Hi there, internet. How’s it going? Had a good week?
I’m just going to put it out there right now that this post is, once again, sadly, about food/fat/my weight/etc. If you’re over it (and I don’t blame you if you are) you can go ahead and click away now. Or scroll down to the Friday quiz, which I still plan to do.
I sort of agonize whether to post here about weight loss because it is just at a point now that it’s just so embarrassing. And why would I voluntarily tell you things that make me feel weak and vulnerable and embarrassed? But I have decided to anyway, because I spend a lot of time thinking about it and then when I come here to write and have to purposely write about what my mind is not thinking about the result is just sort of pathetic and empty. And also because I made a commitment to write this blog for me as a reflection of what I think about and if I can’t even be honest with myself, then oh my God, we got trouble right here in River City. And also, because I recently read an article from a woman who used to think about food the way that I do now (and I can’t link to it, cause I can’t find it anymore), and reading that article made me feel so understood and normal and I was just really so so grateful to her for it. And I have to think that her weakness and vulnerability was embarrassing for her to express too, but it had such a profound impact on my life. And you know, pay it forward and all that.

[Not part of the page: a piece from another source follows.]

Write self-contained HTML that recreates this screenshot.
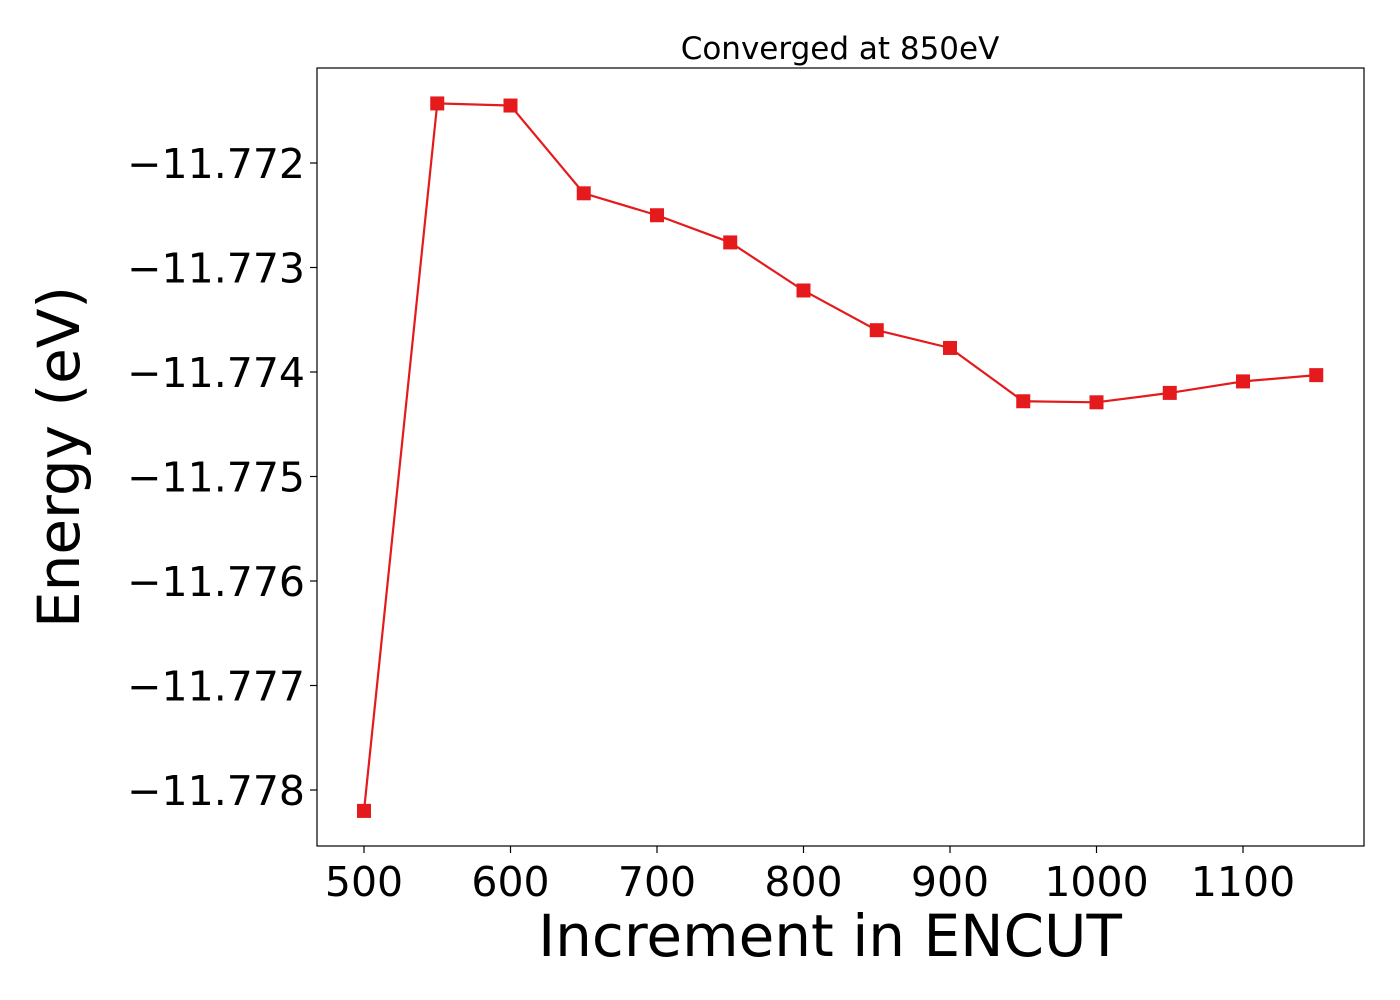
<!DOCTYPE html>
<html><head><meta charset="utf-8"><style>
body{margin:0;background:#fff;}
svg{display:block;font-family:"DejaVu Sans","Liberation Sans",sans-serif;}
</style></head><body>
<svg id="chart" width="1400" height="1000" viewBox="0 0 1400 1000">
<text x="840" y="59" font-size="31" text-anchor="middle">Converged at 850eV</text>
<rect x="317" y="68" width="1047" height="778" fill="none" stroke="#000" stroke-width="1.2"/>
<text x="830" y="956" font-size="58" text-anchor="middle">Increment in ENCUT</text>
<text transform="translate(79,457) rotate(-90)" font-size="58" text-anchor="middle">Energy (eV)</text>
<g id="xt"></g><g id="yt"></g><g id="series"></g>
</svg>
<script>
const encut=[500,550,600,650,700,750,800,850,900,950,1000,1050,1100,1150];
const energy=[-11.77820,-11.77143,-11.77145,-11.77229,-11.77250,-11.77276,-11.77322,-11.77360,-11.77377,-11.77428,-11.77429,-11.77420,-11.77409,-11.77403];
const xTicks=[500,600,700,800,900,1000,1100];
const yTicks=[-11.772,-11.773,-11.774,-11.775,-11.776,-11.777,-11.778];
const yTickLabels=["\u221211.772","\u221211.773","\u221211.774","\u221211.775","\u221211.776","\u221211.777","\u221211.778"];
const NS="http://www.w3.org/2000/svg";
const xs=v=>364+(v-500)*1.465;
const ys=v=>163+(-11.772-v)*104500;
function mk(t,a,p){const e=document.createElementNS(NS,t);for(const k in a)e.setAttribute(k,a[k]);p.appendChild(e);return e;}
const xt=document.getElementById('xt'),yt=document.getElementById('yt'),s=document.getElementById('series');
xTicks.forEach(v=>{
 const l=mk('line',{x1:xs(v),x2:xs(v),y1:846,y2:853,stroke:'#000','stroke-width':1.2},xt);
 
 
 const t=mk('text',{x:xs(v),y:896,'font-size':41,'text-anchor':'middle'},xt);t.textContent=v;
 
 
});
yTicks.forEach((v,i)=>{
 const l=mk('line',{x1:310,x2:317,y1:ys(v),y2:ys(v),stroke:'#000','stroke-width':1.2},yt);
 
 
 const t=mk('text',{x:305,y:ys(v)+15,'font-size':41,'text-anchor':'end'},yt);t.textContent=yTickLabels[i];
 
 
});
const line=mk('polyline',{points:encut.map((x,i)=>xs(x)+','+ys(energy[i])).join(' '),fill:'none',stroke:'#e41a1c','stroke-width':2.2},s);


encut.forEach((x,i)=>{
 const r=mk('rect',{x:xs(x)-7,y:ys(energy[i])-7,width:14,height:14,fill:'#e41a1c'},s);
 
 
});
</script>
</body></html>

So, the thing is, I have again failed at a diet. I’m sure, if you’ve been reading for a while, is not a big shock to you. Every time I fail at a diet, it is depressing to me. But this time, I feel like even more of a failure than usual.Why? Because not only did I share my plan here, but several readers have since told me that my plan inspired them to a plan of their own. And each of those readers has lost a significant amount of weight. And I have not. And I’m really glad that something I wrote helped someone in that way, even if just a little. But the fact that I can’t seem to wrap my own brain around what I say? That’s mortifying.
But as we know, I am not one to give up easily. Even when mortified, depressed, and feeling like a failure. And I am 100% about being open and honest and vulnerable, even if I look sort of like a dumbass in the process. So, here I am fessing up and telling you about my plan… what are we on now, Plan X?
So, I got two books by the author of that article. And I only just started them. And while her guidelines seem like obvious common-sense, they are sort of mind-blowing to me. I can’t believe that they will actually work, you know?
At the moment, the only goal I am working on is to only eat when I am hungry. Which probably seems really obvious to all of you, doesn’t it? But it’s not how I usually do it, you know? Hunger has little to do with when I eat. Which means, I haven’t had anything to eat today because I am not yet hungry. And that is blowing my mind and making me really uncomfortable and anxious and wonder if I will ever be hungry again THE TERROR.
And these thoughts are making me realize that my problem is something entirely else than needing to drop a few pounds.
So to sum up, mortified, depressed, vulnerable, shocked. That’s me. How you feeling today?
And with that, let’s Friday Quiz. And people, more than any kind supportive words you might have for me or encouragement that I am so purty and all that, it would make me feel really normal and awesome if you would participate in today’s Friday quiz instead.
1. In the spirit of my post, why don’t you tell us all one thing about yourself that makes you feel a wee bit vulnerable.
God. You can’t get blood from a stone.
2. Snoopy. Yes or no?
Is this blasphemy to say that Snoopy annoys the shit out of me? Cause he does. I love all the other Peanuts characters, but his whole aviator thing is so incredibly boring. My kids, however, have started to love Snoopy. Henry asks me all the time “Where my Soopy?” And I lie and say, “I have no idea what you’re saying.” Not really, but it’d be cool if I could. Because, as stated before, Snoopy is lame.
3. What was the best Halloween costume you saw this week?
4. Worst haircut you’ve ever had.
The one right before senior pictures when I had them cut my below shoulder length very curly hair into a pixie cut, which really just ended up looking like this. (Though less orange.)
5. Tell us one fun thing you plan to do on Saturday.
I would really like to go to the Weed Ladies Winter Floral Sale. Oh my God. Who am I?